Now, let me get it straight. You have docs like

{
  "log_id":"00001",
  "return_data":"sample_data",
  "email":"example@123",
  "passwword":"hash",
  "access_key":"0001",
  "time":"2019-12-01T13:10:12.100"
}

And you want to visualize the access_key field from those docs which are out of a given timerange, right?

For example, ingesting 3 documents as follows

PUT wang_hay_ng_index/_bulk?refresh
{"index":{"_id":1}}
{"log_id":"00001","return_data":"sample_data","email":"example@123","passwword":"hash","access_key":"0001","time":"2019-12-03T13:10:12.100"}
{"index":{"_id":2}}
{"log_id":"00002","return_data":"sample_data","email":"example@123","passwword":"hash","access_key":"0002","time":"2019-12-05T13:10:12.100"}
{"index":{"_id":3}}
{"log_id":"00003","return_data":"sample_data","email":"example@123","passwword":"hash","access_key":"0003","time":"2019-12-09T13:10:12.100"}

and supposing you want all those docs with time < 2019-12-04 OR time > 2019-12-06, you want something like this, right? Showing only the 2 docs (or better the access_key fields of the 2 docs) which are out of that timerange.

Is this correct?

thanks for the tips on the forum.
i've done that, and they want what's not in use, if this is the case and all the access_key that had ever been generated is:
{0001,0002,0003,0004}
the table should show 0003 and 0004.
the challenge is to show the access_key that's not ever been logged, and i've been doing that with mysql by looking up another table that contain all the access key, but they want to display all of statistic with kibana, thats why i asked should i just do it before ingesting into elk.
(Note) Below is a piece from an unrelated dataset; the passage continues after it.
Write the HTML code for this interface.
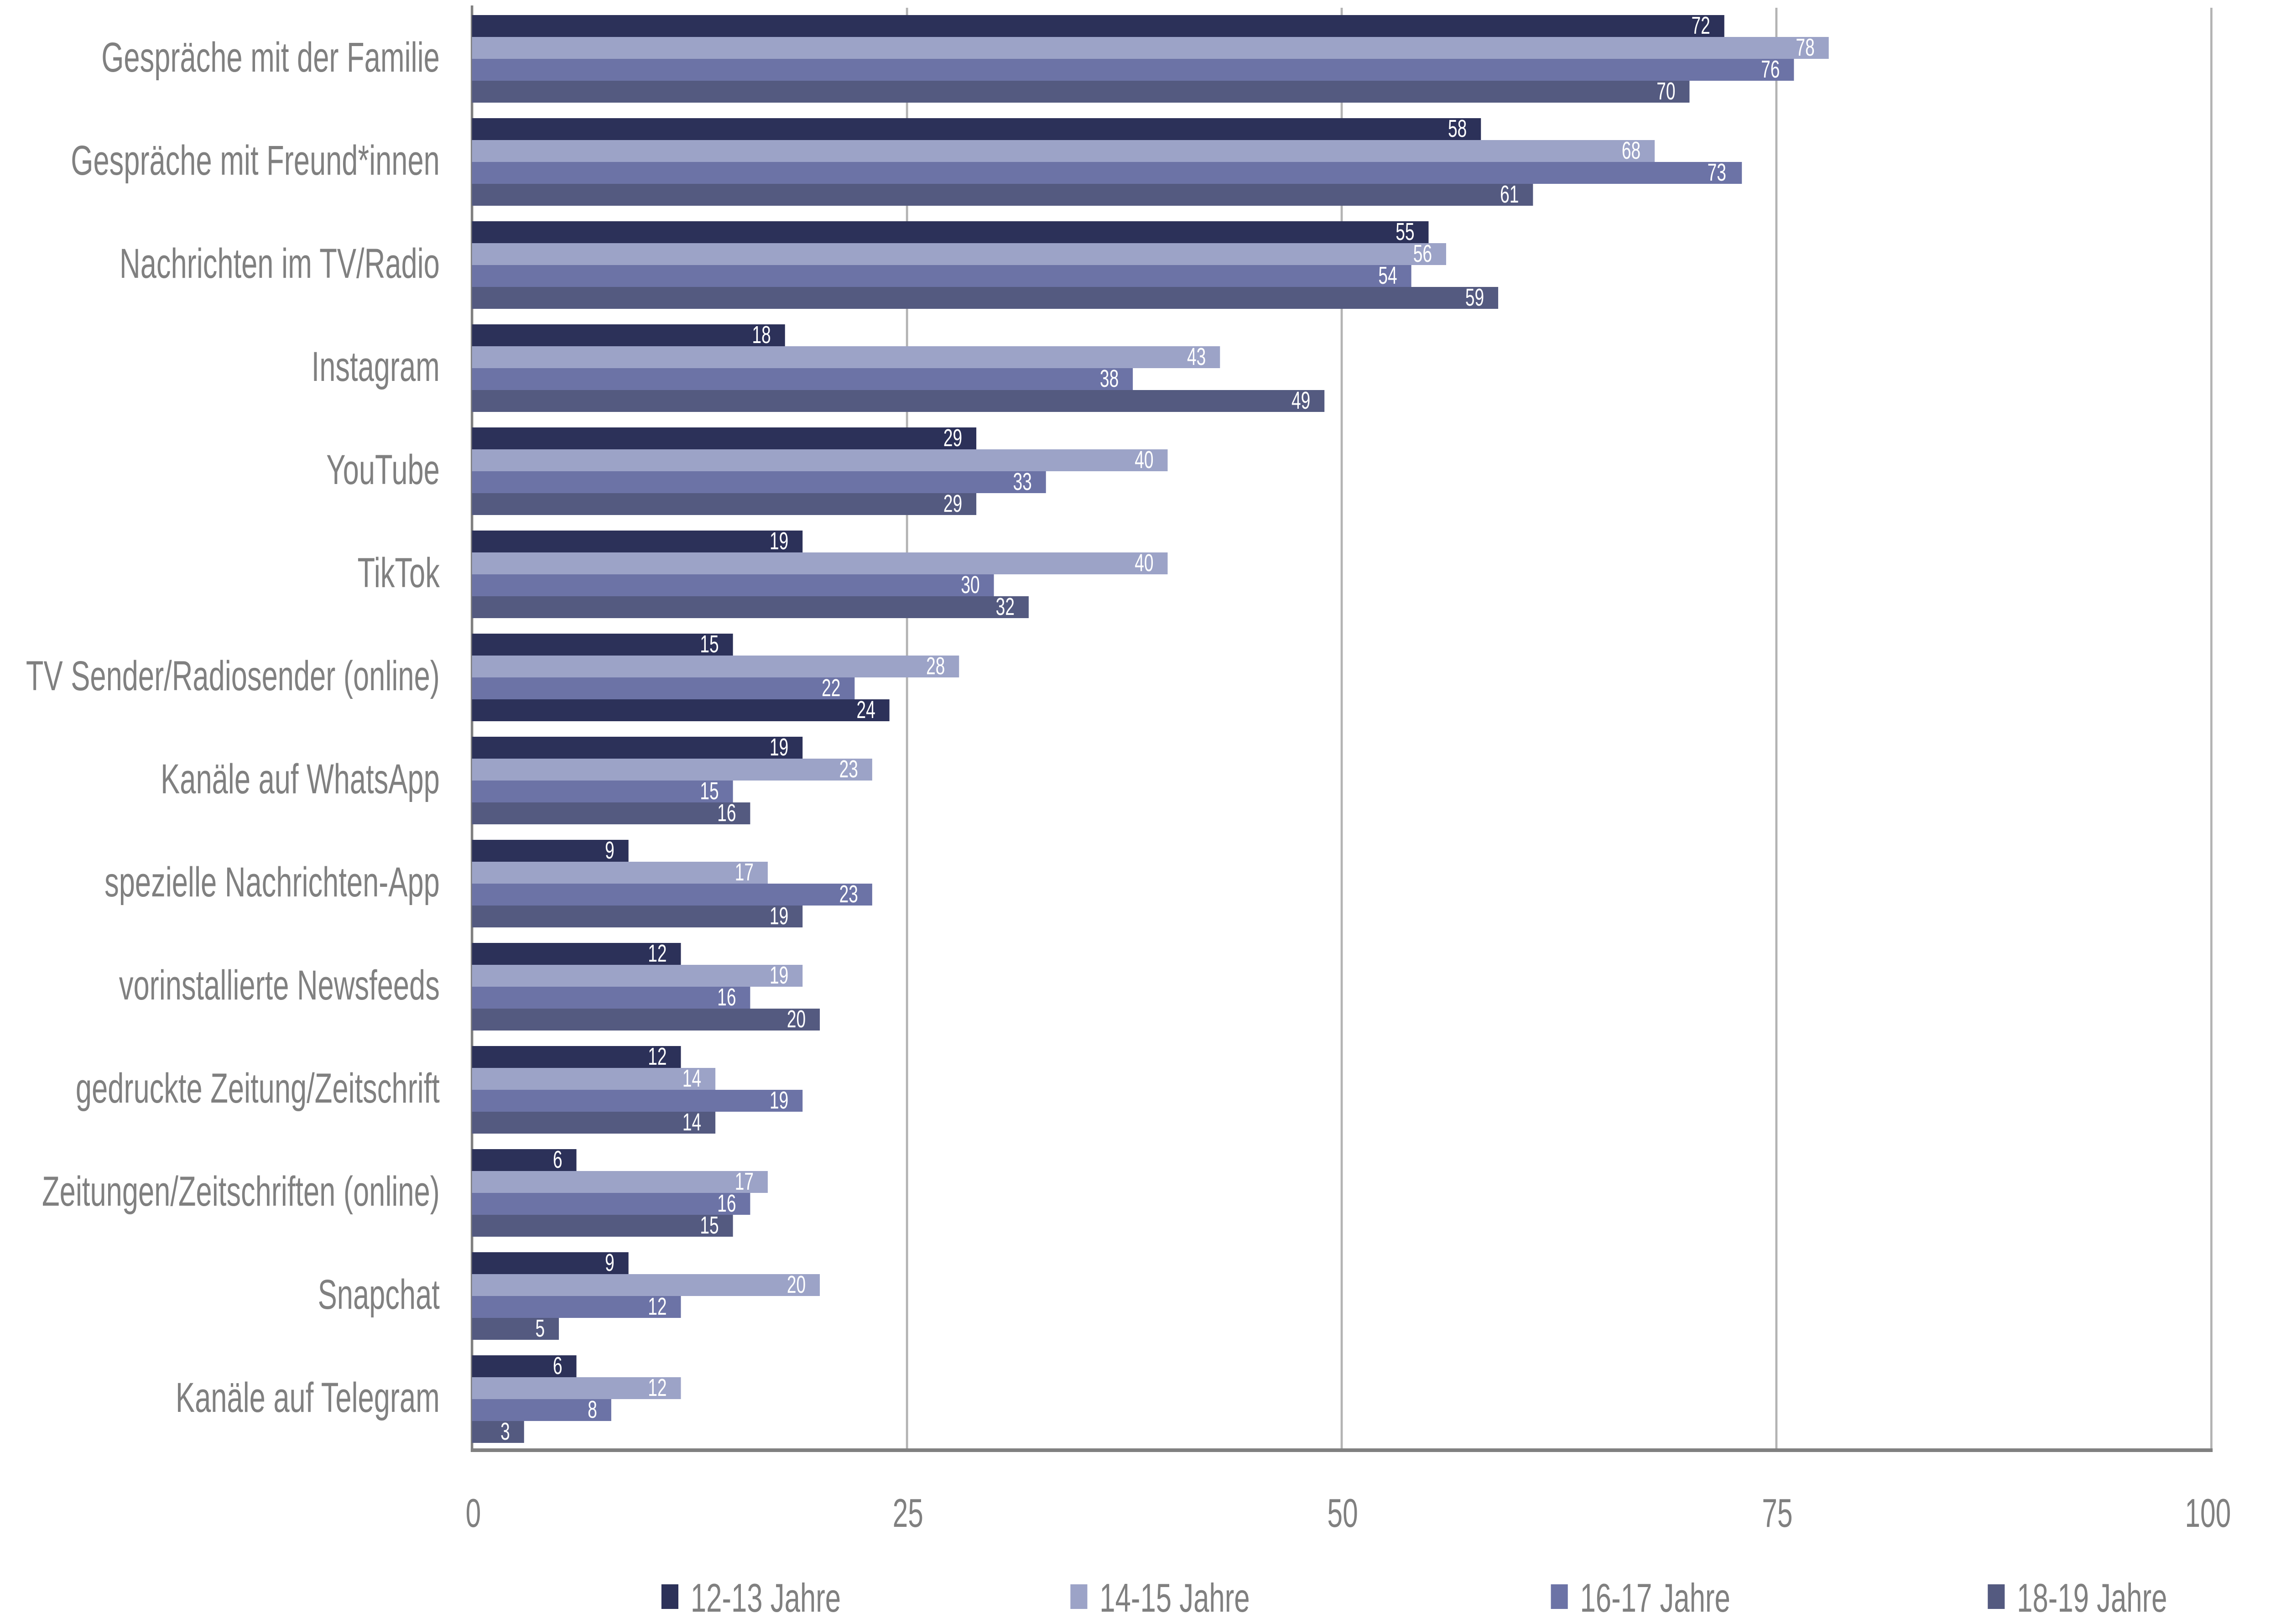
<!DOCTYPE html>
<html><head><meta charset="utf-8"><style>html,body{margin:0;padding:0;background:#fff;width:100%;height:100%;overflow:hidden}svg{display:block;position:absolute;left:0;top:0;width:100vw;height:100vh}</style></head>
<body>
<svg xmlns="http://www.w3.org/2000/svg" viewBox="0 0 7273 3560" preserveAspectRatio="none" font-family="'Liberation Sans', sans-serif">
<rect width="7273" height="3560" fill="#fff"/>
<g stroke="#b3b3b3" stroke-width="7">
<line x1="2892" y1="17" x2="2892" y2="3179"/>
<line x1="4278" y1="17" x2="4278" y2="3179"/>
<line x1="5664" y1="17" x2="5664" y2="3179"/>
<line x1="7051" y1="17" x2="7051" y2="3179"/>
</g>
<line x1="1505" y1="12" x2="1505" y2="3183" stroke="#808080" stroke-width="8"/>
<line x1="1501" y1="3179" x2="7055" y2="3179" stroke="#808080" stroke-width="8"/>
<g fill="#808080" font-size="88" text-anchor="middle">
<text x="1509" y="3347">0</text><text x="2895" y="3347">25</text><text x="4281" y="3347">50</text><text x="5667" y="3347">75</text><text x="7040" y="3347">100</text>
</g>
<g font-size="88" fill="#808080">
<rect x="2109" y="3473" width="54" height="54" fill="#2c3159"/><text x="2202" y="3533" textLength="479" lengthAdjust="spacingAndGlyphs">12-13 Jahre</text>
<rect x="3413" y="3473" width="54" height="54" fill="#9ca3c7"/><text x="3506" y="3533" textLength="479" lengthAdjust="spacingAndGlyphs">14-15 Jahre</text>
<rect x="4945" y="3473" width="54" height="54" fill="#6c73a6"/><text x="5038" y="3533" textLength="479" lengthAdjust="spacingAndGlyphs">16-17 Jahre</text>
<rect x="6338" y="3473" width="54" height="54" fill="#545a80"/><text x="6431" y="3533" textLength="479" lengthAdjust="spacingAndGlyphs">18-19 Jahre</text>
</g>
<g font-size="92" fill="#808080" text-anchor="end">
<text x="1402" y="157">Gespräche mit der Familie</text>
<text x="1402" y="383">Gespräche mit Freund*innen</text>
<text x="1402" y="609">Nachrichten im TV/Radio</text>
<text x="1402" y="835">Instagram</text>
<text x="1402" y="1061">YouTube</text>
<text x="1402" y="1287">TikTok</text>
<text x="1402" y="1513">TV Sender/Radiosender (online)</text>
<text x="1402" y="1739">Kanäle auf WhatsApp</text>
<text x="1402" y="1965">spezielle Nachrichten-App</text>
<text x="1402" y="2191">vorinstallierte Newsfeeds</text>
<text x="1402" y="2417">gedruckte Zeitung/Zeitschrift</text>
<text x="1402" y="2643">Zeitungen/Zeitschriften (online)</text>
<text x="1402" y="2869">Snapchat</text>
<text x="1402" y="3095">Kanäle auf Telegram</text>
</g>
<g font-size="54" fill="#fff" text-anchor="end">
<rect x="1505" y="33" width="3993" height="48" fill="#2c3159"/><text x="5453" y="74">72</text>
<rect x="1505" y="81" width="4326" height="48" fill="#9ca3c7"/><text x="5786" y="122">78</text>
<rect x="1505" y="129" width="4215" height="48" fill="#6c73a6"/><text x="5675" y="170">76</text>
<rect x="1505" y="177" width="3882" height="48" fill="#545a80"/><text x="5342" y="218">70</text>

<rect x="1505" y="259" width="3217" height="48" fill="#2c3159"/><text x="4677" y="300">58</text>
<rect x="1505" y="307" width="3771" height="48" fill="#9ca3c7"/><text x="5231" y="348">68</text>
<rect x="1505" y="355" width="4049" height="48" fill="#6c73a6"/><text x="5504" y="396">73</text>
<rect x="1505" y="403" width="3383" height="48" fill="#545a80"/><text x="4843" y="444">61</text>

<rect x="1505" y="485" width="3050" height="48" fill="#2c3159"/><text x="4510" y="526">55</text>
<rect x="1505" y="533" width="3106" height="48" fill="#9ca3c7"/><text x="4566" y="574">56</text>
<rect x="1505" y="581" width="2995" height="48" fill="#6c73a6"/><text x="4455" y="622">54</text>
<rect x="1505" y="629" width="3272" height="48" fill="#545a80"/><text x="4732" y="670">59</text>

<rect x="1505" y="711" width="998" height="48" fill="#2c3159"/><text x="2458" y="752">18</text>
<rect x="1505" y="759" width="2385" height="48" fill="#9ca3c7"/><text x="3845" y="800">43</text>
<rect x="1505" y="807" width="2107" height="48" fill="#6c73a6"/><text x="3567" y="848">38</text>
<rect x="1505" y="855" width="2718" height="48" fill="#545a80"/><text x="4178" y="896">49</text>

<rect x="1505" y="937" width="1608" height="48" fill="#2c3159"/><text x="3068" y="978">29</text>
<rect x="1505" y="985" width="2218" height="48" fill="#9ca3c7"/><text x="3678" y="1026">40</text>
<rect x="1505" y="1033" width="1830" height="48" fill="#6c73a6"/><text x="3290" y="1074">33</text>
<rect x="1505" y="1081" width="1608" height="48" fill="#545a80"/><text x="3068" y="1122">29</text>

<rect x="1505" y="1163" width="1054" height="48" fill="#2c3159"/><text x="2514" y="1204">19</text>
<rect x="1505" y="1211" width="2218" height="48" fill="#9ca3c7"/><text x="3678" y="1252">40</text>
<rect x="1505" y="1259" width="1664" height="48" fill="#6c73a6"/><text x="3124" y="1300">30</text>
<rect x="1505" y="1307" width="1775" height="48" fill="#545a80"/><text x="3235" y="1348">32</text>

<rect x="1505" y="1389" width="832" height="48" fill="#2c3159"/><text x="2292" y="1430">15</text>
<rect x="1505" y="1437" width="1553" height="48" fill="#9ca3c7"/><text x="3013" y="1478">28</text>
<rect x="1505" y="1485" width="1220" height="48" fill="#6c73a6"/><text x="2680" y="1526">22</text>
<rect x="1505" y="1533" width="1331" height="48" fill="#2c3159"/><text x="2791" y="1574">24</text>

<rect x="1505" y="1615" width="1054" height="48" fill="#2c3159"/><text x="2514" y="1656">19</text>
<rect x="1505" y="1663" width="1276" height="48" fill="#9ca3c7"/><text x="2736" y="1704">23</text>
<rect x="1505" y="1711" width="832" height="48" fill="#6c73a6"/><text x="2292" y="1752">15</text>
<rect x="1505" y="1759" width="887" height="48" fill="#545a80"/><text x="2347" y="1800">16</text>

<rect x="1505" y="1841" width="499" height="48" fill="#2c3159"/><text x="1959" y="1882">9</text>
<rect x="1505" y="1889" width="943" height="48" fill="#9ca3c7"/><text x="2403" y="1930">17</text>
<rect x="1505" y="1937" width="1276" height="48" fill="#6c73a6"/><text x="2736" y="1978">23</text>
<rect x="1505" y="1985" width="1054" height="48" fill="#545a80"/><text x="2514" y="2026">19</text>

<rect x="1505" y="2067" width="666" height="48" fill="#2c3159"/><text x="2126" y="2108">12</text>
<rect x="1505" y="2115" width="1054" height="48" fill="#9ca3c7"/><text x="2514" y="2156">19</text>
<rect x="1505" y="2163" width="887" height="48" fill="#6c73a6"/><text x="2347" y="2204">16</text>
<rect x="1505" y="2211" width="1109" height="48" fill="#545a80"/><text x="2569" y="2252">20</text>

<rect x="1505" y="2293" width="666" height="48" fill="#2c3159"/><text x="2126" y="2334">12</text>
<rect x="1505" y="2341" width="776" height="48" fill="#9ca3c7"/><text x="2236" y="2382">14</text>
<rect x="1505" y="2389" width="1054" height="48" fill="#6c73a6"/><text x="2514" y="2430">19</text>
<rect x="1505" y="2437" width="776" height="48" fill="#545a80"/><text x="2236" y="2478">14</text>

<rect x="1505" y="2519" width="333" height="48" fill="#2c3159"/><text x="1793" y="2560">6</text>
<rect x="1505" y="2567" width="943" height="48" fill="#9ca3c7"/><text x="2403" y="2608">17</text>
<rect x="1505" y="2615" width="887" height="48" fill="#6c73a6"/><text x="2347" y="2656">16</text>
<rect x="1505" y="2663" width="832" height="48" fill="#545a80"/><text x="2292" y="2704">15</text>

<rect x="1505" y="2745" width="499" height="48" fill="#2c3159"/><text x="1959" y="2786">9</text>
<rect x="1505" y="2793" width="1109" height="48" fill="#9ca3c7"/><text x="2569" y="2834">20</text>
<rect x="1505" y="2841" width="666" height="48" fill="#6c73a6"/><text x="2126" y="2882">12</text>
<rect x="1505" y="2889" width="277" height="48" fill="#545a80"/><text x="1737" y="2930">5</text>

<rect x="1505" y="2971" width="333" height="48" fill="#2c3159"/><text x="1793" y="3012">6</text>
<rect x="1505" y="3019" width="666" height="48" fill="#9ca3c7"/><text x="2126" y="3060">12</text>
<rect x="1505" y="3067" width="444" height="48" fill="#6c73a6"/><text x="1904" y="3108">8</text>
<rect x="1505" y="3115" width="166" height="48" fill="#545a80"/><text x="1626" y="3156">3</text>
</g>
</svg>
</body></html>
But that list of unused access_key is for a specific timespan?

Make a concrete example posting the indices you're working with and some samples from those indices.

Let us understand which is you input exactly and which is the desired output, otherwise it's very difficult to help you.

For instance, I don't get why 0003 should return in your example and 0001 should not. They're both out of the range 2019/12/04-2019/12/06 and they're both present in that list of yours (btw, use square brackets [] for a list, please). What am I missing?

the log is timed, they want to know what is not used within maybe december, i would have done something like "SELECT access_code.code FROM access_code WHERE access_code.code NOT IN (SELECT log.access_code FROM log WHERE time > '2019-12-01T00:00:00.000Z' AND time < '2020-01-01T00:00:00.000Z')"if im doing mysql

my bad i just realize i mean access_code 0002 and 0004

Ok now I get it.

Mhmh don't think there's a straight way to compute it on the fly, since IMO using ES as a relational db is not a smart approach to it.

As far as I know, the general philosophy of elasticsearch is to upstream manipulate data so you can simply visualize and aggregate them downstream.
What you want to do here is to somehow join the results of two different indices (code and log) and you want to do it dynamically.

I'll write down here if something comes to mind.

thats a bummer, thanks bud.